What irks me a bit is knowing that within two weeks of the start of classes, at least that many people will have dropped out of these highly desirable classes. I'm amazed at how many people drop classes here! But by that time it will be far too late for anyone new to join. (Sitting in on lecture is one thing, but seats in lab are precisely numbered; I can't stay and watch.) I wish I could somehow petition to get some kind of better status for any student who will actually take the class.

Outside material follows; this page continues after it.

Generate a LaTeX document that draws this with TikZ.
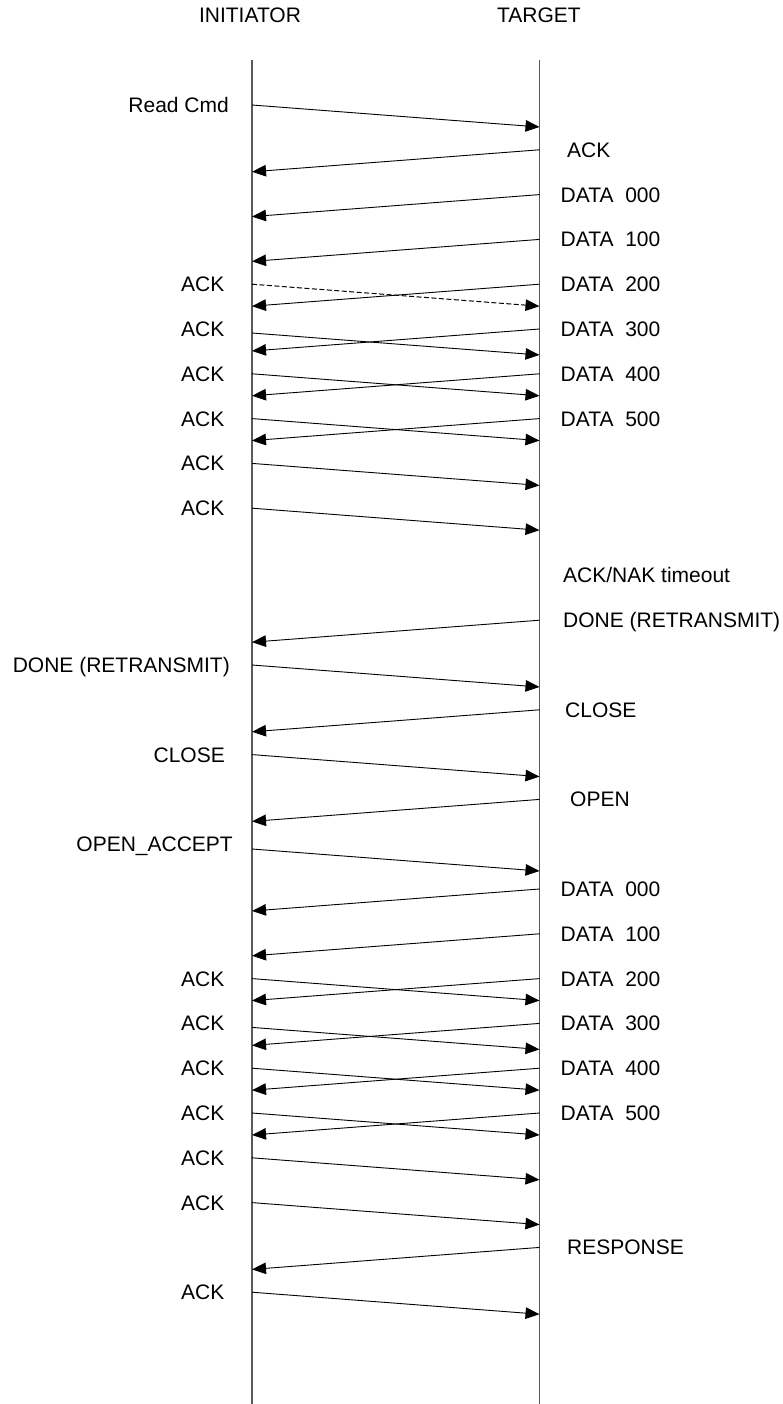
\documentclass[tikz,border=0pt]{standalone}
\usepackage{fontspec}
\setmainfont{Liberation Sans}
\usetikzlibrary{arrows.meta}
\newcommand\msgR[3][msg]{\coordinate (#2s) at (252,#3); \coordinate (#2e) at (539.5,#3+22); \draw[#1] (#2s) -- (#2e);}
\newcommand\msgL[2]{\coordinate (#1s) at (539.5,#2); \coordinate (#1e) at (252,#2+22); \draw[msg] (#1s) -- (#1e);}
\begin{document}
\begin{tikzpicture}[x=1pt,y=-1pt,
  lifeline/.style={draw=black!65, line width=1.1pt},
  msg/.style={draw=black, line width=0.9pt, -{Triangle[length=14pt,width=11.5pt]}},
  dmsg/.style={msg, line width=1pt, dash pattern=on 5pt off 2.5pt},
  lbl/.style={font=\fontsize{21}{24}\selectfont, inner sep=0pt, text height=15pt, text depth=0pt},
  llbl/.style={lbl, anchor=east},
  rlbl/.style={lbl, anchor=west}]
\useasboundingbox (0,0) rectangle (783,1404);
% headers
\node[lbl, anchor=center] (hI) at (250,15) {INITIATOR};
\node[lbl, anchor=center] (hT) at (539,15) {TARGET};
% lifelines
\coordinate (itop) at (252,60); \coordinate (ibot) at (252,1404);
\coordinate (ttop) at (539.5,60); \coordinate (tbot) at (539.5,1404);
\draw[lifeline] (itop) -- (ibot);
\draw[lifeline] (ttop) -- (tbot);
% messages, first block
\msgR{m1}{105}     \node[llbl] (l1) at (229,105) {Read Cmd};
\msgL{m2}{149.8}   \node[rlbl] (l2) at (567,149.8) {ACK};
\msgL{m3}{194.6}   \node[rlbl] (l3) at (560.5,194.6) {DATA~~000};
\msgL{m4}{239.4}   \node[rlbl] (l4) at (560.5,239.4) {DATA~~100};
\msgL{m5}{284.2}   \node[rlbl] (l5) at (560.5,284.2) {DATA~~200};
\msgR[dmsg]{a5}{284.2} \node[llbl] (k5) at (224.5,284.2) {ACK};
\msgL{m6}{329}     \node[rlbl] (l6) at (560.5,329) {DATA~~300};
\msgR{a6}{333}     \node[llbl] (k6) at (224.5,329) {ACK};
\msgL{m7}{373.8}   \node[rlbl] (l7) at (560.5,373.8) {DATA~~400};
\msgR{a7}{373.8}   \node[llbl] (k7) at (224.5,373.8) {ACK};
\msgL{m8}{418.6}   \node[rlbl] (l8) at (560.5,418.6) {DATA~~500};
\msgR{a8}{418.6}   \node[llbl] (k8) at (224.5,418.6) {ACK};
\msgR{a9}{463.4}   \node[llbl] (k9) at (224.5,463.4) {ACK};
\msgR{a10}{508.2}  \node[llbl] (k10) at (224.5,508.2) {ACK};
\node[rlbl] (tout) at (563,575.4) {ACK/NAK timeout};
% retransmit / reopen
\msgL{m11}{620.2}  \node[rlbl] (l11) at (563,620.2) {DONE (RETRANSMIT)};
\msgR{a12}{665}    \node[llbl] (k12) at (230,665) {DONE (RETRANSMIT)};
\msgL{m13}{709.8}  \node[rlbl] (l13) at (565,709.8) {CLOSE};
\msgR{a14}{754.6}  \node[llbl] (k14) at (225,754.6) {CLOSE};
\msgL{m15}{799.4}  \node[rlbl] (l15) at (570,799.4) {OPEN};
\msgR{a16}{849}    \node[llbl] (k16) at (233,844.2) {OPEN\_ACCEPT};
% second block
\msgL{m17}{889}    \node[rlbl] (l17) at (560.5,889) {DATA~~000};
\msgL{m18}{933.8}  \node[rlbl] (l18) at (560.5,933.8) {DATA~~100};
\msgL{m19}{978.6}  \node[rlbl] (l19) at (560.5,978.6) {DATA~~200};
\msgR{a19}{978.6}  \node[llbl] (k19) at (224.5,978.6) {ACK};
\msgL{m20}{1023.4} \node[rlbl] (l20) at (560.5,1023.4) {DATA~~300};
\msgR{a20}{1027.4} \node[llbl] (k20) at (224.5,1023.4) {ACK};
\msgL{m21}{1068.2} \node[rlbl] (l21) at (560.5,1068.2) {DATA~~400};
\msgR{a21}{1068.2} \node[llbl] (k21) at (224.5,1068.2) {ACK};
\msgL{m22}{1113}   \node[rlbl] (l22) at (560.5,1113) {DATA~~500};
\msgR{a22}{1113}   \node[llbl] (k22) at (224.5,1113) {ACK};
\msgR{a23}{1157.8} \node[llbl] (k23) at (224.5,1157.8) {ACK};
\msgR{a24}{1202.6} \node[llbl] (k24) at (224.5,1202.6) {ACK};
\msgL{m25}{1247.4} \node[rlbl] (l25) at (567,1247.4) {RESPONSE};
\msgR{a26}{1292.2} \node[llbl] (k26) at (224.5,1292.2) {ACK};
\end{tikzpicture}
\end{document}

I've heard that the huge influx of students is, in part, from four-year schools whose budget cuts meant fewer classes. I had wondered how I could possibly have gotten in to all my first-quarter classes -- when I must have had lower priority than I did this time -- if there was this much competition. After all, anyone taking chem 1B had to have needed chem 1A first, right? Answer: yes they did, and a large number of them took it elsewhere.
Wednesday, December 10th, 2008 10:12 pm (UTC)

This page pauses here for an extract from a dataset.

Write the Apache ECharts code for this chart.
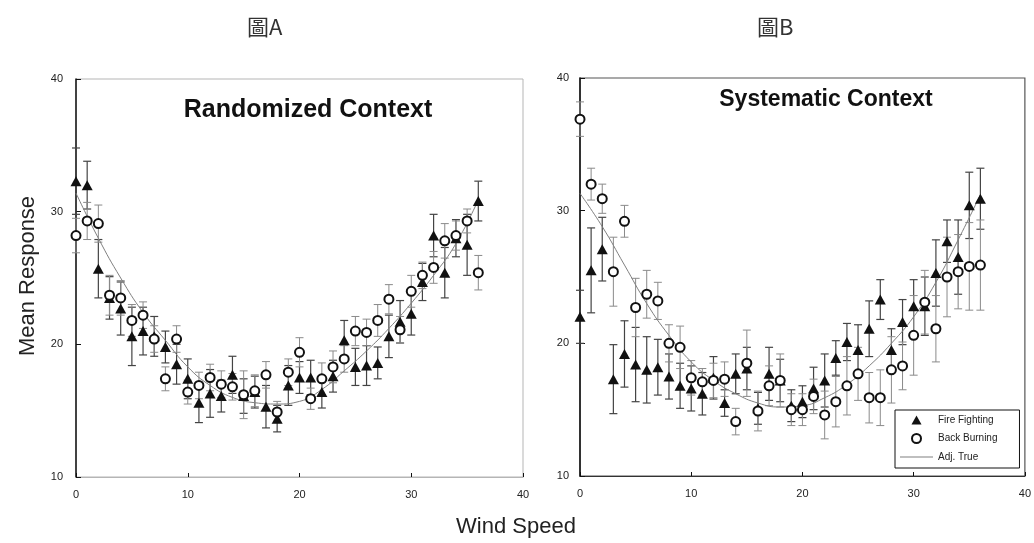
<!DOCTYPE html>
<html>
<head>
<meta charset="utf-8">
<script src="https://cdn.jsdelivr.net/npm/echarts/dist/echarts.min.js"></script>
<style>
  html, body { margin: 0; padding: 0; background: #fff; }
  #chart { width: 1034px; height: 543px; }
</style>
</head>
<body>
<div id="chart"></div>
<script>
// Wind speed levels shown on both panels
const windSpeed = [0, 1, 2, 3, 4, 5, 6, 7, 8, 9, 10, 11, 12, 13, 14, 15, 16, 17, 18,
                   19, 20, 21, 22, 23, 24, 25, 26, 27, 28, 29, 30, 31, 32, 33, 34, 35, 36];

// Panel A: randomized context
const fireA = [32.3, 32.0, 25.7, 23.5, 22.7, 20.6, 21.0, 20.6, 19.8, 18.5, 17.4, 15.6, 16.3,
               16.1, 17.7, 16.1, 16.4, 15.3, 14.4, 16.9, 17.5, 17.5, 16.4, 17.6, 20.3, 18.3,
               18.4, 18.6, 20.6, 21.7, 22.3, 24.7, 28.2, 25.4, 28.0, 27.5, 30.8];
const fireAErr = [2.5, 1.8, 2.2, 1.6, 2.0, 2.2, 1.8, 1.5, 1.2, 1.5, 1.5, 1.5, 1.8, 1.2, 1.4,
                  1.3, 1.2, 1.6, 1.0, 1.5, 1.2, 1.3, 1.2, 1.2, 1.5, 1.4, 1.5, 1.2, 1.6, 1.6,
                  1.6, 1.4, 1.6, 1.9, 1.4, 2.3, 1.5];
const backA = [28.2, 29.3, 29.1, 23.7, 23.5, 21.8, 22.2, 20.4, 17.4, 20.4, 16.4, 16.9, 17.5,
               17.0, 16.8, 16.2, 16.5, 17.7, 14.9, 17.9, 19.4, 15.9, 17.4, 18.3, 18.9, 21.0,
               20.9, 21.8, 23.4, 21.1, 24.0, 25.2, 25.8, 27.8, 28.2, 29.3, 25.4];
const backAErr = [1.3, 1.4, 1.4, 1.5, 1.3, 1.2, 1.0, 1.0, 0.9, 1.0, 0.9, 1.0, 1.0, 1.0, 1.0,
                  1.8, 1.2, 1.0, 0.8, 1.0, 1.1, 0.8, 1.2, 1.2, 1.0, 1.1, 1.0, 1.2, 1.1, 1.0,
                  1.2, 1.0, 1.2, 1.3, 1.1, 0.9, 1.3];

// Panel B: systematic context
const fireB = [22.0, 25.5, 27.1, 17.3, 19.2, 18.4, 18.0, 18.2, 17.5, 16.8, 16.6, 16.2, 17.4,
               15.5, 17.7, 18.1, 15.1, 17.7, 17.2, 15.3, 15.6, 16.6, 17.2, 18.9, 20.1, 19.5,
               21.1, 23.3, 19.5, 21.6, 22.8, 22.8, 25.3, 27.7, 26.5, 30.4, 30.9];
const fireBErr = [2.0, 3.2, 2.4, 2.6, 2.5, 2.8, 2.5, 2.1, 1.7, 1.7, 1.7, 1.6, 1.6, 1.0, 1.5,
                  1.6, 1.2, 2.0, 1.6, 1.2, 1.2, 1.6, 2.0, 1.3, 1.4, 1.9, 2.1, 1.5, 1.6, 1.7,
                  2.0, 2.2, 2.5, 1.6, 2.8, 2.5, 2.3];
const backB = [36.9, 32.0, 30.9, 25.4, 29.2, 22.7, 23.7, 23.2, 20.0, 19.7, 17.4, 17.1, 17.2,
               17.3, 14.1, 18.5, 14.9, 16.8, 17.2, 15.0, 15.0, 16.0, 14.6, 15.6, 16.8, 17.7,
               15.9, 15.9, 18.0, 18.3, 20.6, 23.1, 21.1, 25.0, 25.4, 25.8, 25.9];
const backBErr = [1.3, 1.2, 1.1, 2.6, 1.2, 2.2, 1.8, 1.4, 1.4, 1.6, 1.3, 1.0, 1.3, 1.3, 1.0,
                  2.5, 1.5, 1.5, 2.0, 1.2, 1.2, 1.3, 1.8, 1.9, 2.2, 2.0, 1.9, 2.1, 2.5, 1.8,
                  3.0, 2.4, 2.5, 3.0, 2.8, 3.3, 3.4];

// Adjusted true curve
const trueX = [0, 2, 4, 6, 8, 10, 12, 14, 16, 18, 20, 22, 24, 26, 28, 30, 32, 34, 36];
const trueA = [31.4, 28.0, 25.0, 22.4, 20.3, 18.3, 16.9, 16.0, 15.6, 15.5, 15.7, 16.6, 18.0,
               19.5, 21.2, 23.1, 25.2, 27.6, 30.9];
const trueB = [31.3, 28.8, 25.9, 23.0, 20.6, 18.6, 17.2, 16.2, 15.5, 15.2, 15.3, 15.9, 16.9,
               18.3, 20.0, 22.0, 24.6, 27.8, 31.2];

const xTicks = [0, 10, 20, 30, 40];
const yTicks = [10, 20, 30, 40];

const FONT = '"Liberation Sans", Arial, sans-serif';
const INK = '#111';

// Legend glyphs kept at their own aspect ratio inside the 33px icon slot
const ICON_TRIANGLE = 'path://M5,0L10,9L0,9Z';
const ICON_CIRCLE = 'path://M0,4.5a4.5,4.5 0 1,0 9,0a4.5,4.5 0 1,0 -9,0Z';
const ICON_LINE = 'path://M0,0L33,0L33,1L0,1Z';

function withErr(ys, errs) {
  return windSpeed.map((x, i) => [x, ys[i], errs[i]]);
}

function errorBars(color, width) {
  return function (params, api) {
    const x = api.value(0), y = api.value(1), e = api.value(2);
    const hi = api.coord([x, y + e]);
    const lo = api.coord([x, y - e]);
    const cap = 4;
    const style = { stroke: color, lineWidth: width };
    return {
      type: 'group',
      children: [
        { type: 'line', shape: { x1: hi[0], y1: hi[1], x2: lo[0], y2: lo[1] }, style },
        { type: 'line', shape: { x1: hi[0] - cap, y1: hi[1], x2: hi[0] + cap, y2: hi[1] }, style },
        { type: 'line', shape: { x1: lo[0] - cap, y1: lo[1], x2: lo[0] + cap, y2: lo[1] }, style }
      ]
    };
  };
}

function xAxisFor(gridIndex, lineColor) {
  return {
    gridIndex, type: 'value', min: xTicks[0], max: xTicks[xTicks.length - 1], interval: 10,
    axisLine: { show: true, lineStyle: { color: lineColor, width: 1 } },
    axisTick: { show: true, inside: true, length: 4, lineStyle: { color: INK } },
    axisLabel: { color: '#222', fontSize: 11, fontFamily: FONT, margin: 12 },
    splitLine: { show: false }
  };
}

function yAxisFor(gridIndex, margin) {
  return {
    gridIndex, type: 'value', min: yTicks[0], max: yTicks[yTicks.length - 1], interval: 10,
    axisLine: { show: true, lineStyle: { color: INK, width: 1.5 } },
    axisTick: { show: true, inside: true, length: 5, lineStyle: { color: INK } },
    axisLabel: { color: '#222', fontSize: 11, fontFamily: FONT, margin },
    splitLine: { show: false }
  };
}

function panelSeries(idx, fire, fireErr, back, backErr, adj) {
  return [
    {
      type: 'custom', xAxisIndex: idx, yAxisIndex: idx, z: 2, silent: true,
      renderItem: errorBars('#444', 1.2), data: withErr(fire, fireErr)
    },
    {
      type: 'custom', xAxisIndex: idx, yAxisIndex: idx, z: 2, silent: true,
      renderItem: errorBars('#8a8a8a', 1), data: withErr(back, backErr)
    },
    {
      name: 'Adj. True', type: 'line', xAxisIndex: idx, yAxisIndex: idx, z: 3,
      smooth: true, showSymbol: false, symbol: 'none',
      lineStyle: { color: '#808080', width: 1 }, itemStyle: { color: '#808080' },
      data: trueX.map((x, i) => [x, adj[i]])
    },
    {
      name: 'Fire Fighting', type: 'scatter', xAxisIndex: idx, yAxisIndex: idx, z: 4,
      symbol: 'triangle', symbolSize: [11, 10],
      itemStyle: { color: INK, opacity: 1 },
      data: windSpeed.map((x, i) => [x, fire[i]])
    },
    {
      name: 'Back Burning', type: 'scatter', xAxisIndex: idx, yAxisIndex: idx, z: 5,
      symbol: 'circle', symbolSize: 9,
      itemStyle: { color: '#fff', borderColor: INK, borderWidth: 2, opacity: 1 },
      data: windSpeed.map((x, i) => [x, back[i]])
    }
  ];
}

const chart = echarts.init(document.getElementById('chart'), null, { renderer: 'canvas' });

chart.setOption({
  animation: false,
  backgroundColor: '#fff',
  grid: [
    { left: 76, top: 79, width: 447, height: 398, show: true, borderColor: '#b5b5b5', borderWidth: 1 },
    { left: 580, top: 78, width: 446, height: 398, show: true, borderColor: '#555', borderWidth: 1.2 }
  ],
  xAxis: [xAxisFor(0, '#b5b5b5'), xAxisFor(1, '#333')],
  yAxis: [yAxisFor(0, 13), yAxisFor(1, 11)],
  legend: {
    show: true, orient: 'vertical', left: 895, top: 410,
    symbolKeepAspect: true,
    data: [
      { name: 'Fire Fighting', icon: ICON_TRIANGLE },
      { name: 'Back Burning', icon: ICON_CIRCLE, itemStyle: { color: '#fff', borderColor: INK, borderWidth: 2 } },
      { name: 'Adj. True', icon: ICON_LINE, itemStyle: { color: '#808080' } }
    ],
    itemWidth: 33, itemHeight: 9, itemGap: 8,
    padding: [5, 22, 6, 5],
    borderColor: INK, borderWidth: 1,
    textStyle: { fontSize: 10, fontFamily: FONT, color: '#222' },
    selectedMode: false
  },
  graphic: [
    { type: 'text', left: 247, top: 16, style: { text: '圖A', font: '22px "Noto Sans CJK TC"', fill: '#333' } },
    { type: 'text', left: 757, top: 16, style: { text: '圖B', font: '22px "Noto Sans CJK TC"', fill: '#333' } },
    { type: 'text', x: 308, y: 110, style: { text: 'Randomized Context', font: 'bold 25px ' + FONT, fill: INK, align: 'center', verticalAlign: 'middle' } },
    { type: 'text', x: 826, y: 100, style: { text: 'Systematic Context', font: 'bold 23px ' + FONT, fill: INK, align: 'center', verticalAlign: 'middle' } },
    { type: 'text', x: 28, y: 276, rotation: Math.PI / 2, style: { text: 'Mean Response', font: '22px ' + FONT, fill: '#222', align: 'center', verticalAlign: 'middle' } },
    { type: 'text', x: 516, y: 527, style: { text: 'Wind Speed', font: '22px ' + FONT, fill: '#222', align: 'center', verticalAlign: 'middle' } }
  ],
  series: [
    ...panelSeries(0, fireA, fireAErr, backA, backAErr, trueA),
    ...panelSeries(1, fireB, fireBErr, backB, backBErr, trueB)
  ]
});
</script>
</body>
</html>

Maybe they should start the term making room for a few extra people for labs and such, in anticipation of losing some portion of them and getting down to the number of students they actually want -- though maybe they're already doing that with the current class enrollment limits.

Still, it probably couldn't hurt to talk to the prof about it, and see if he could make an exception (or six, or nine) and find a way to get a few more people into the lab, with the understanding that you'd get the boot if N students don't actually drop out in the first couple of weeks. Maybe an extra lab session, only run for the first couple of weeks, would be practical, and then you all switch into the regular lab session(s) if spaces are available? It would obviously cost the school a little in extra lab supplies, though, as well as prof/TA time.
Wednesday, December 10th, 2008 11:07 pm (UTC)
I suspect they're doing that to the extent they can. There are only so many lab benches, and when they're full, they're full.

It would be up to the dean or maybe even the college administration to do anything differently, especially an extra lab session. (One of the constraints, as I understand it, is rooms.) Me, I'd be willing to pay for the extra lab supplies and all, but... eh well.